Thursday, May 08, 2008
What next for Russia?
The new President, Dmitry Medvedev was sworn in yesterday in a ceremony that reminded everyone of the old czarist ones, though former President, now Prime Minister, Putin used the word "comrades" to elicit that well-known Russian roar in response.
The International Herald Tribune, which gives an excellent account of the ceremony, insists on adding what has become a journalistic meme that this ceremony is also a sign of "renewed Russian confidence". It is as if those satirical descriptions of how articles need to be written, with certain phrases already pre-entered, were actually true. Then again, maybe they are.

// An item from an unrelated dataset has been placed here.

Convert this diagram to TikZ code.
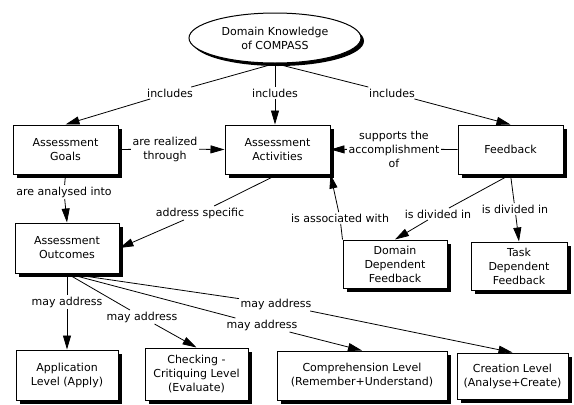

In fact, the best version of that satire I have ever read is not even in Evelyn Waugh's "Scoop", brilliant though that novel is, but in a Soviet novel, published in 1930, entitled "The Golden Calf", written by Il'ya Ilf and Yevgenii Petrov. Journalists, it seems, are the same, no matter what the political system is, though given the difference in risk, it seems rather odd that our own coddled scribes do not break out of the boundaries.
As we have said several times on this blog, there is little evidence that Russia's "renewed power" exists outside the media's imagination. Bullying, especially if it is largely unsuccessful, is not power. Of course, one cannot tell how things will go under the new President. Perhaps, real power, based on a developed economy, widely spread rise in living standards and a sensible foreign policy, will emerge.
The signs are not very propitious. It is generally assumed that a great deal of internal power will leave the Kremlin with Vladimir Putin and will take root in the White House, that is the Prime Minister's residence. (Very confusing, this, I know.)
The Eurasia Daily Monitor quotes several Russian political experts on the subject and they all sound rather cautious though they do agree that Putin will not only retain a great deal of power but will also claim a lot of it back from the "cabinets" of the Deputy Prime Ministers. His appointments will be interesting to watch.
Edward Lucas, the author of the excellent "The New Cold War", has, on a number of occasions, compared the Russian and the American presidential races. Apart from the freedom of the media, the fact that politicians do not get arrested or beaten up if they oppose the government, and demonstrations are not smashed up by the police there is the interesting difference that in the United States we have no idea who the next President is going to be but a reasonable idea about main political developments after the inauguration. In Russia, before the election, there could have been no doubt about the winner but nobody had then or has now any real idea of where the country will go from here.
In the meantime, let us note something quite interesting. President Medvedev has changed his style of speaking, walking and marching when taking the salute. In fact, he now does all these things exactly as ex-President Putin does. If it weren't so spooky, it would be quite funny.
Tomorrow all eyes will be on the Victory Day Parade in Red Square, which is promised to be as overwhelming as the Soviet ones used to be. We shall be watching with great interest on this blog.
Let me end this posting, however, on a historical note, that ties in quite well with my colleague's link to those interesting photos of the Obama rally (not!) and many other comments we have made in the past about press and media photos being manipulated. Spiegel has a fascinating account of how the iconic picture of the Russian soldier waving the Soviet flag over the Reichstag was created.
This includes the tale of the photographer, Yevgeny Khaldei, later in trouble during Stalin's second, virulently anti-semitic purge, scratching out from the negatives the evidence of the soldiers' wholesale looting in Berlin with a needle. Well, they had no photoshop in those days but that never stopped anyone. Have a look at the pictures from an exhibition of Khaldei's work that has just opened in Berlin.
Mind you, Soviet photographers and editors were past masters of this sort of thing, as described in this enthralling book. Orwell knew whereof he wrote. The present lot, photoshop or no photoshop, are mere amateurs.